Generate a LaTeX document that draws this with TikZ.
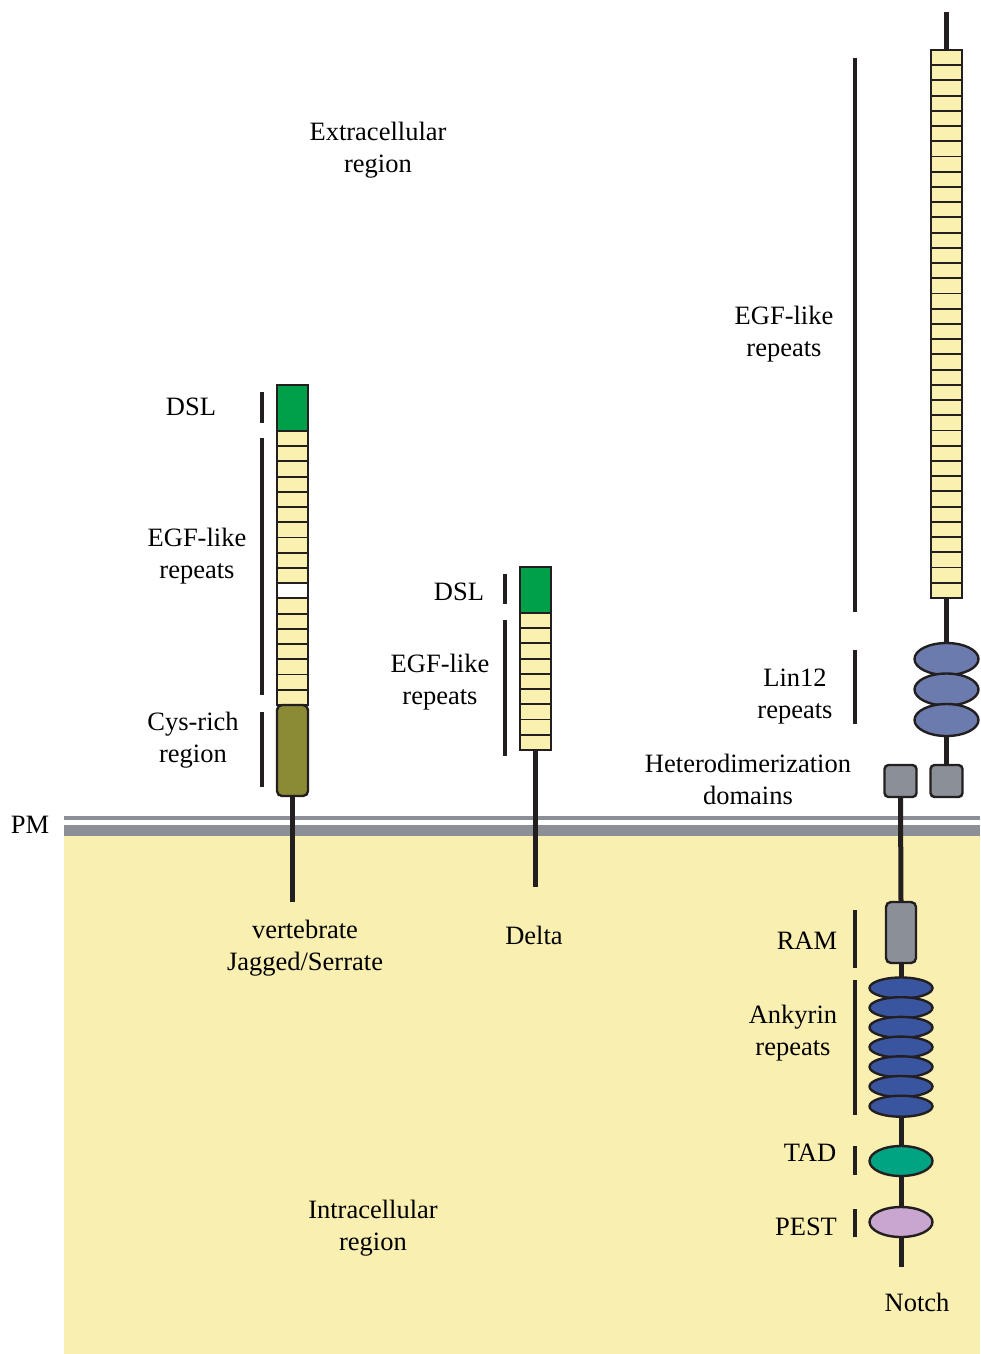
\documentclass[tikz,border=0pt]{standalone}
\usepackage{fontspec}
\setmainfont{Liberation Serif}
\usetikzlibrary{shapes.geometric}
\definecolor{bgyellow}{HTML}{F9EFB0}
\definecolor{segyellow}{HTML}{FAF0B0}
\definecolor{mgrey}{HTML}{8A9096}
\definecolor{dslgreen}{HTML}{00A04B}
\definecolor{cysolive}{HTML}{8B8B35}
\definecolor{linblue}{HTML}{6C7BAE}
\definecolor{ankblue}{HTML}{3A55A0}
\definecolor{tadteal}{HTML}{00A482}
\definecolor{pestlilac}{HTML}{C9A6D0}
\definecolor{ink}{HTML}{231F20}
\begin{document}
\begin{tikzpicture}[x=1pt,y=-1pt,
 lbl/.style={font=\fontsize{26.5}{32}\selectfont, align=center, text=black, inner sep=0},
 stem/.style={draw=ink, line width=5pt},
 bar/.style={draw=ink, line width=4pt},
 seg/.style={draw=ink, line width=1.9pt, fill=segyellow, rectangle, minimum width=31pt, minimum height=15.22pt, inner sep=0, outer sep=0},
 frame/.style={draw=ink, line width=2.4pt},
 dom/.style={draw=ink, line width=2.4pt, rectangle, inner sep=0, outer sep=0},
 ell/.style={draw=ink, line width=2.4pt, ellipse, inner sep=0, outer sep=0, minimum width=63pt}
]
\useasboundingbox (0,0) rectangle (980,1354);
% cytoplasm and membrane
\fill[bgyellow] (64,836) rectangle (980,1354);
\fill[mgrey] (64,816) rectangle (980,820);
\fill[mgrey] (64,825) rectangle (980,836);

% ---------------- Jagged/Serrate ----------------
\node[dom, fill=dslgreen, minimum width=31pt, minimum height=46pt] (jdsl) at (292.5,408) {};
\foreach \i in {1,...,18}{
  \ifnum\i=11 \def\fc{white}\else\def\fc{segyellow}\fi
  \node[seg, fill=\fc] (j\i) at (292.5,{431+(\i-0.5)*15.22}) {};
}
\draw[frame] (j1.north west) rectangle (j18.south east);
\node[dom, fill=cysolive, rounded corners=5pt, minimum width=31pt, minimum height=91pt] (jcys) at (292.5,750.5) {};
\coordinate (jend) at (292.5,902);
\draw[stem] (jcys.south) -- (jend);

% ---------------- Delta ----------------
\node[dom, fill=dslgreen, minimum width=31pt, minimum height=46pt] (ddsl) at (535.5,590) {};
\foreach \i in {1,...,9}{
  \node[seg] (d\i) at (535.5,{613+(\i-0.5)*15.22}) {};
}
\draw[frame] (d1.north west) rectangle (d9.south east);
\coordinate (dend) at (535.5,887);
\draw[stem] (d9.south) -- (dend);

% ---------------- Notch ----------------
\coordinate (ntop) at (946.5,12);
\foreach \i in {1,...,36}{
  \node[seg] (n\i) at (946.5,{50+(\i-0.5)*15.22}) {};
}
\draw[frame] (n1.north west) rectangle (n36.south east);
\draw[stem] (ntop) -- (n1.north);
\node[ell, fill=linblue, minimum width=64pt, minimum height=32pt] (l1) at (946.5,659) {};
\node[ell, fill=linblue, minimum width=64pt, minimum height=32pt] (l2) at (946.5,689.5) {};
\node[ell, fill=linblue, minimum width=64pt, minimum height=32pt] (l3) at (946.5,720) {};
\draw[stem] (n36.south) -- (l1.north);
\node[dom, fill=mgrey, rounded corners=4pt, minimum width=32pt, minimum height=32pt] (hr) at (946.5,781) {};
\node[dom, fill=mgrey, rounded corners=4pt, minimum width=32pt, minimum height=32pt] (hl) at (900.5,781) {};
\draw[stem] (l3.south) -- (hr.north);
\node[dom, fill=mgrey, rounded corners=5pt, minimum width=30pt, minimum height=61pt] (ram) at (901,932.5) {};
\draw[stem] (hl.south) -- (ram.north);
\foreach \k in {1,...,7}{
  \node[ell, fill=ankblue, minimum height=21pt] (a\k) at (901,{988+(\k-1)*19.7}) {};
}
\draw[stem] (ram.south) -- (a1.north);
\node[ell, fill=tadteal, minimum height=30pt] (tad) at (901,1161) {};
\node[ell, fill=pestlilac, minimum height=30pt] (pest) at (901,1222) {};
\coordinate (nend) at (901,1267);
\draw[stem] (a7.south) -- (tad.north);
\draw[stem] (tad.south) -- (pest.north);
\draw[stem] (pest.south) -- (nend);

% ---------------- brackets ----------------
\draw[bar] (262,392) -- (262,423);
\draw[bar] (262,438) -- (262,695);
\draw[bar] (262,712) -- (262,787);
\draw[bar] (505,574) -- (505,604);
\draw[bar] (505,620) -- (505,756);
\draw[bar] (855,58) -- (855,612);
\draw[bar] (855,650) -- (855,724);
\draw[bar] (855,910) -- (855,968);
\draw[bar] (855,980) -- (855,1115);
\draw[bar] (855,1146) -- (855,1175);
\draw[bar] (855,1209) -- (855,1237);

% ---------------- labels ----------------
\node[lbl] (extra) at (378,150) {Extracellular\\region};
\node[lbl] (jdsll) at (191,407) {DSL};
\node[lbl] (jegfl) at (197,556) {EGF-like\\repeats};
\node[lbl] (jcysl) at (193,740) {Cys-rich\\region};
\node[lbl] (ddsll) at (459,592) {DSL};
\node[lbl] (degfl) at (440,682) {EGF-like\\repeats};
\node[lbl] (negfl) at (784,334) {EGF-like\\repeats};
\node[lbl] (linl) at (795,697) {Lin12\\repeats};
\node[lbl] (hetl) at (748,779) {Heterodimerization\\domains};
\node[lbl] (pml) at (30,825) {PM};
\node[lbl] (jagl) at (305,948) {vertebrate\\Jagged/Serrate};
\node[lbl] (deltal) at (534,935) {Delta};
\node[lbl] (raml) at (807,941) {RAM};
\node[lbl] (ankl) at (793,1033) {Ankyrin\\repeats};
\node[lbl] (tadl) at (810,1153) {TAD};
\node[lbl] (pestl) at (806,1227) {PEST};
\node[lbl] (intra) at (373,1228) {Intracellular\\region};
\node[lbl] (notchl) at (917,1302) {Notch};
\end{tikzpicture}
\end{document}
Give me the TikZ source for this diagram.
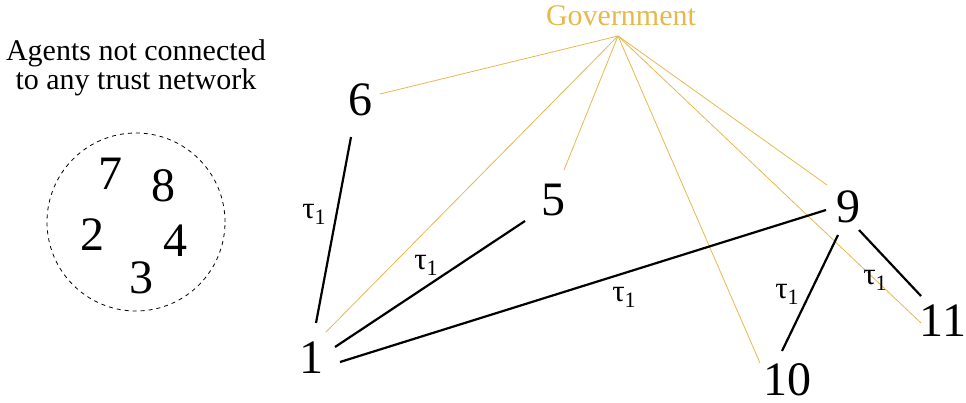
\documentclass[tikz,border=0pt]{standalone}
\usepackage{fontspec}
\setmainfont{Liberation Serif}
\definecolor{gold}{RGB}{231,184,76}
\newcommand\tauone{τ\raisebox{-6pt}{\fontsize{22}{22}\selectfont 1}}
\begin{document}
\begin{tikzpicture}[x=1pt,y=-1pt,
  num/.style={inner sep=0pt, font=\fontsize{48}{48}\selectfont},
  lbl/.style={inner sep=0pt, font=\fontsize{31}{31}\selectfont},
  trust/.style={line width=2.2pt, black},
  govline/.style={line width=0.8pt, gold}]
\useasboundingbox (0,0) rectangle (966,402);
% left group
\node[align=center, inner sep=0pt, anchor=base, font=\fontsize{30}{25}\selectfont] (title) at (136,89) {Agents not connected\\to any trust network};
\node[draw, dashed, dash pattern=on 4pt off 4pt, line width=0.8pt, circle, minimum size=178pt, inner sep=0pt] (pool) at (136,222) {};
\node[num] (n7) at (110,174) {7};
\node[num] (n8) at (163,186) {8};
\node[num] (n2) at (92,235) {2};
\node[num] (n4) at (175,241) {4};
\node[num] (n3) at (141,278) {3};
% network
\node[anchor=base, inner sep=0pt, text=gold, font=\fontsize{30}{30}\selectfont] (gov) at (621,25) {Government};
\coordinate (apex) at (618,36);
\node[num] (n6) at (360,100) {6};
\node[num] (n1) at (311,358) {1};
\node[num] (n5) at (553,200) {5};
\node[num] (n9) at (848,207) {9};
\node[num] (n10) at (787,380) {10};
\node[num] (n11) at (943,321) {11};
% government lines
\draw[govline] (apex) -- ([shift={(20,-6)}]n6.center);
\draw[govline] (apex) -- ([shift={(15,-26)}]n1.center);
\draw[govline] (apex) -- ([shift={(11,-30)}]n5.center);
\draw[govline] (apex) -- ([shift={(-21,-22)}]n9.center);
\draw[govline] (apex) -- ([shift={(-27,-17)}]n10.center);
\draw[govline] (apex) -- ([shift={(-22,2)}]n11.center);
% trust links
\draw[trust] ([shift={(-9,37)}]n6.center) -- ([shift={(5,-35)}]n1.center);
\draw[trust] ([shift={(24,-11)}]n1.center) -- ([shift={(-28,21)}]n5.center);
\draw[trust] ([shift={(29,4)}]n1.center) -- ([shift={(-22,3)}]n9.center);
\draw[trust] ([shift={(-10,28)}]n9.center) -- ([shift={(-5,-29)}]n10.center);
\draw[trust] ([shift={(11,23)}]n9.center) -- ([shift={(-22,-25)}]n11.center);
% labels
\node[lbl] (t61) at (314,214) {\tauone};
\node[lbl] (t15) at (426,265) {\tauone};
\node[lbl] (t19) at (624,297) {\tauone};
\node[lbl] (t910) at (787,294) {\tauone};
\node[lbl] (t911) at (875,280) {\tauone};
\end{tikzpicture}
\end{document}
◆ ◆ ◆ ◆ ◆ ◆ ◆
Note how many lines in the listing above hold the string "this", then give only that figure.

Output of the exercise
2